** What is expected **
Reproduce each line exactly.

** Material provided **
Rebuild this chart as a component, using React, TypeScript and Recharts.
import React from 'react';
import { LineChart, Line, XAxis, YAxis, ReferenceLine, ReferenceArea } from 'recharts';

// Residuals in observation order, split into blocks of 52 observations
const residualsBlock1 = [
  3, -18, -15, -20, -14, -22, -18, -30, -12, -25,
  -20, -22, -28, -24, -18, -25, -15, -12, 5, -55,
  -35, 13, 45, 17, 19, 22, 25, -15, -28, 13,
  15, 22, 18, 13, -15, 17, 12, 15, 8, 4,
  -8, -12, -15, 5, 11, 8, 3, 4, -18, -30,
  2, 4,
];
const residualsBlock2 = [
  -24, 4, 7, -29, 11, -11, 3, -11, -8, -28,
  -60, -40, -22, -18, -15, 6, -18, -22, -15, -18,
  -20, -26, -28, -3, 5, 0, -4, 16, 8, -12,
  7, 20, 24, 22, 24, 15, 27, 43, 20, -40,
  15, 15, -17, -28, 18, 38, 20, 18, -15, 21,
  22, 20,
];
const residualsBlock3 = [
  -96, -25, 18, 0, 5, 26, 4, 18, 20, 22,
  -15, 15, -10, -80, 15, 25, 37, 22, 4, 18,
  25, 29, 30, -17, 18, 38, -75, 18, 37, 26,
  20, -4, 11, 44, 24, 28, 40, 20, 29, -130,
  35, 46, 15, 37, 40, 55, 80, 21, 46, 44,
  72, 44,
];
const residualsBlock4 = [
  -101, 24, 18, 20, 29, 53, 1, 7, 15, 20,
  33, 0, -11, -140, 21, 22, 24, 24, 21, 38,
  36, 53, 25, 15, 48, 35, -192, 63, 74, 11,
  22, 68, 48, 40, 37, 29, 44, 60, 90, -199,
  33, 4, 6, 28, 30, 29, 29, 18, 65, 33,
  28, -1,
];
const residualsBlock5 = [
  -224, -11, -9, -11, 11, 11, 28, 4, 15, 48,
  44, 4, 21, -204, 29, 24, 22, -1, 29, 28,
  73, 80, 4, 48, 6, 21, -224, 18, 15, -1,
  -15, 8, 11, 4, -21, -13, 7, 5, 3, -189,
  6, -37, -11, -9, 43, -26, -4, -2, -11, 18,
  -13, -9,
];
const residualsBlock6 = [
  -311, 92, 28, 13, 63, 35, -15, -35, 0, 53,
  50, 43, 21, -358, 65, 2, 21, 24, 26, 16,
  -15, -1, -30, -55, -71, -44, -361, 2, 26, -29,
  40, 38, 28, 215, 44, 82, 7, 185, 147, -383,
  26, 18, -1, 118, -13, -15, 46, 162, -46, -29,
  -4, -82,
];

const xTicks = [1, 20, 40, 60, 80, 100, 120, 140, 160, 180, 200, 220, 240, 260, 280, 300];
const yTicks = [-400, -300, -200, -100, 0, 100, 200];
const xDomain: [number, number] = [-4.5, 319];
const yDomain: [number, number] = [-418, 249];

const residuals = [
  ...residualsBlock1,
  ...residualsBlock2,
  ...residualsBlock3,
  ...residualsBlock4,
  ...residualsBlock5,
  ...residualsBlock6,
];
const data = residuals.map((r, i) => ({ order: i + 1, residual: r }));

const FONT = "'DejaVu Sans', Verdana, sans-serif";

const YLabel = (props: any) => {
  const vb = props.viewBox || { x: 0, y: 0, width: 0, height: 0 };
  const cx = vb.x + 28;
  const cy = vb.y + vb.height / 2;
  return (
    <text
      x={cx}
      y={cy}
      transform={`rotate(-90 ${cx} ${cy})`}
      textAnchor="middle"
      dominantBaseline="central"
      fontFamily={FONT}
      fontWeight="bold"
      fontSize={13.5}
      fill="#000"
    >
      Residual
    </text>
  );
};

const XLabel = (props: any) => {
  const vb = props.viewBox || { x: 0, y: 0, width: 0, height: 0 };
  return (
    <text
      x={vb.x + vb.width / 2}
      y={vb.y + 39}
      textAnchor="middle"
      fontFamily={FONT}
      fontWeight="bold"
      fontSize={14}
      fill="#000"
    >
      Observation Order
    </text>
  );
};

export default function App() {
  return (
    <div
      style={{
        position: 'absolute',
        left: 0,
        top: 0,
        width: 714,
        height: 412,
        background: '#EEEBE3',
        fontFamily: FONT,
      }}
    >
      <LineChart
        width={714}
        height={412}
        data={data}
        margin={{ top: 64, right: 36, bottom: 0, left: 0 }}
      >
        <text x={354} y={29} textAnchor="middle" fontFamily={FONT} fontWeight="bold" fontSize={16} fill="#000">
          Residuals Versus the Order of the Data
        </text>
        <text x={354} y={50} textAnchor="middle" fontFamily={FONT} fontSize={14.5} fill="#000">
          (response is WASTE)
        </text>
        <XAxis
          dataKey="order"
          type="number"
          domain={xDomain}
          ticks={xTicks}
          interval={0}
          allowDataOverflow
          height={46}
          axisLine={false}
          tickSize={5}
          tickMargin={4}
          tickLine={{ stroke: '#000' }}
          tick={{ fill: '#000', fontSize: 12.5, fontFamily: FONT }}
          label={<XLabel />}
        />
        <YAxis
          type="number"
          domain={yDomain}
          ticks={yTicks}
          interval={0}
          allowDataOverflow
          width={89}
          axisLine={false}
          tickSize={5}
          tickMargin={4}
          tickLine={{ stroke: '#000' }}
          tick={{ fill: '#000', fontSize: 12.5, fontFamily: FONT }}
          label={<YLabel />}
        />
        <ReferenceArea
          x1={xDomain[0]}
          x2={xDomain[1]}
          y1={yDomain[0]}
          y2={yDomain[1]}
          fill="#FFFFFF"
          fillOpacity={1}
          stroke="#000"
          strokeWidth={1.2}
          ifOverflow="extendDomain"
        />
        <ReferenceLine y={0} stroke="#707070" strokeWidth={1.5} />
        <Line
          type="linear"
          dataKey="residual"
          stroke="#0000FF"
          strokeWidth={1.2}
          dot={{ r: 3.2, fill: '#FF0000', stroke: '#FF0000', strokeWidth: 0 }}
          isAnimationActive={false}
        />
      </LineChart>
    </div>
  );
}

** Written solution **
Rebuild this chart as a component, using React, TypeScript and Recharts.
import React from 'react';
import { LineChart, Line, XAxis, YAxis, ReferenceLine, ReferenceArea } from 'recharts';

// Residuals in observation order, split into blocks of 52 observations
const residualsBlock1 = [
  3, -18, -15, -20, -14, -22, -18, -30, -12, -25,
  -20, -22, -28, -24, -18, -25, -15, -12, 5, -55,
  -35, 13, 45, 17, 19, 22, 25, -15, -28, 13,
  15, 22, 18, 13, -15, 17, 12, 15, 8, 4,
  -8, -12, -15, 5, 11, 8, 3, 4, -18, -30,
  2, 4,
];
const residualsBlock2 = [
  -24, 4, 7, -29, 11, -11, 3, -11, -8, -28,
  -60, -40, -22, -18, -15, 6, -18, -22, -15, -18,
  -20, -26, -28, -3, 5, 0, -4, 16, 8, -12,
  7, 20, 24, 22, 24, 15, 27, 43, 20, -40,
  15, 15, -17, -28, 18, 38, 20, 18, -15, 21,
  22, 20,
];
const residualsBlock3 = [
  -96, -25, 18, 0, 5, 26, 4, 18, 20, 22,
  -15, 15, -10, -80, 15, 25, 37, 22, 4, 18,
  25, 29, 30, -17, 18, 38, -75, 18, 37, 26,
  20, -4, 11, 44, 24, 28, 40, 20, 29, -130,
  35, 46, 15, 37, 40, 55, 80, 21, 46, 44,
  72, 44,
];
const residualsBlock4 = [
  -101, 24, 18, 20, 29, 53, 1, 7, 15, 20,
  33, 0, -11, -140, 21, 22, 24, 24, 21, 38,
  36, 53, 25, 15, 48, 35, -192, 63, 74, 11,
  22, 68, 48, 40, 37, 29, 44, 60, 90, -199,
  33, 4, 6, 28, 30, 29, 29, 18, 65, 33,
  28, -1,
];
const residualsBlock5 = [
  -224, -11, -9, -11, 11, 11, 28, 4, 15, 48,
  44, 4, 21, -204, 29, 24, 22, -1, 29, 28,
  73, 80, 4, 48, 6, 21, -224, 18, 15, -1,
  -15, 8, 11, 4, -21, -13, 7, 5, 3, -189,
  6, -37, -11, -9, 43, -26, -4, -2, -11, 18,
  -13, -9,
];
const residualsBlock6 = [
  -311, 92, 28, 13, 63, 35, -15, -35, 0, 53,
  50, 43, 21, -358, 65, 2, 21, 24, 26, 16,
  -15, -1, -30, -55, -71, -44, -361, 2, 26, -29,
  40, 38, 28, 215, 44, 82, 7, 185, 147, -383,
  26, 18, -1, 118, -13, -15, 46, 162, -46, -29,
  -4, -82,
];

const xTicks = [1, 20, 40, 60, 80, 100, 120, 140, 160, 180, 200, 220, 240, 260, 280, 300];
const yTicks = [-400, -300, -200, -100, 0, 100, 200];
const xDomain: [number, number] = [-4.5, 319];
const yDomain: [number, number] = [-418, 249];

const residuals = [
  ...residualsBlock1,
  ...residualsBlock2,
  ...residualsBlock3,
  ...residualsBlock4,
  ...residualsBlock5,
  ...residualsBlock6,
];
const data = residuals.map((r, i) => ({ order: i + 1, residual: r }));

const FONT = "'DejaVu Sans', Verdana, sans-serif";

const YLabel = (props: any) => {
  const vb = props.viewBox || { x: 0, y: 0, width: 0, height: 0 };
  const cx = vb.x + 28;
  const cy = vb.y + vb.height / 2;
  return (
    <text
      x={cx}
      y={cy}
      transform={`rotate(-90 ${cx} ${cy})`}
      textAnchor="middle"
      dominantBaseline="central"
      fontFamily={FONT}
      fontWeight="bold"
      fontSize={13.5}
      fill="#000"
    >
      Residual
    </text>
  );
};

const XLabel = (props: any) => {
  const vb = props.viewBox || { x: 0, y: 0, width: 0, height: 0 };
  return (
    <text
      x={vb.x + vb.width / 2}
      y={vb.y + 39}
      textAnchor="middle"
      fontFamily={FONT}
      fontWeight="bold"
      fontSize={14}
      fill="#000"
    >
      Observation Order
    </text>
  );
};

export default function App() {
  return (
    <div
      style={{
        position: 'absolute',
        left: 0,
        top: 0,
        width: 714,
        height: 412,
        background: '#EEEBE3',
        fontFamily: FONT,
      }}
    >
      <LineChart
        width={714}
        height={412}
        data={data}
        margin={{ top: 64, right: 36, bottom: 0, left: 0 }}
      >
        <text x={354} y={29} textAnchor="middle" fontFamily={FONT} fontWeight="bold" fontSize={16} fill="#000">
          Residuals Versus the Order of the Data
        </text>
        <text x={354} y={50} textAnchor="middle" fontFamily={FONT} fontSize={14.5} fill="#000">
          (response is WASTE)
        </text>
        <XAxis
          dataKey="order"
          type="number"
          domain={xDomain}
          ticks={xTicks}
          interval={0}
          allowDataOverflow
          height={46}
          axisLine={false}
          tickSize={5}
          tickMargin={4}
          tickLine={{ stroke: '#000' }}
          tick={{ fill: '#000', fontSize: 12.5, fontFamily: FONT }}
          label={<XLabel />}
        />
        <YAxis
          type="number"
          domain={yDomain}
          ticks={yTicks}
          interval={0}
          allowDataOverflow
          width={89}
          axisLine={false}
          tickSize={5}
          tickMargin={4}
          tickLine={{ stroke: '#000' }}
          tick={{ fill: '#000', fontSize: 12.5, fontFamily: FONT }}
          label={<YLabel />}
        />
        <ReferenceArea
          x1={xDomain[0]}
          x2={xDomain[1]}
          y1={yDomain[0]}
          y2={yDomain[1]}
          fill="#FFFFFF"
          fillOpacity={1}
          stroke="#000"
          strokeWidth={1.2}
          ifOverflow="extendDomain"
        />
        <ReferenceLine y={0} stroke="#707070" strokeWidth={1.5} />
        <Line
          type="linear"
          dataKey="residual"
          stroke="#0000FF"
          strokeWidth={1.2}
          dot={{ r: 3.2, fill: '#FF0000', stroke: '#FF0000', strokeWidth: 0 }}
          isAnimationActive={false}
        />
      </LineChart>
    </div>
  );
}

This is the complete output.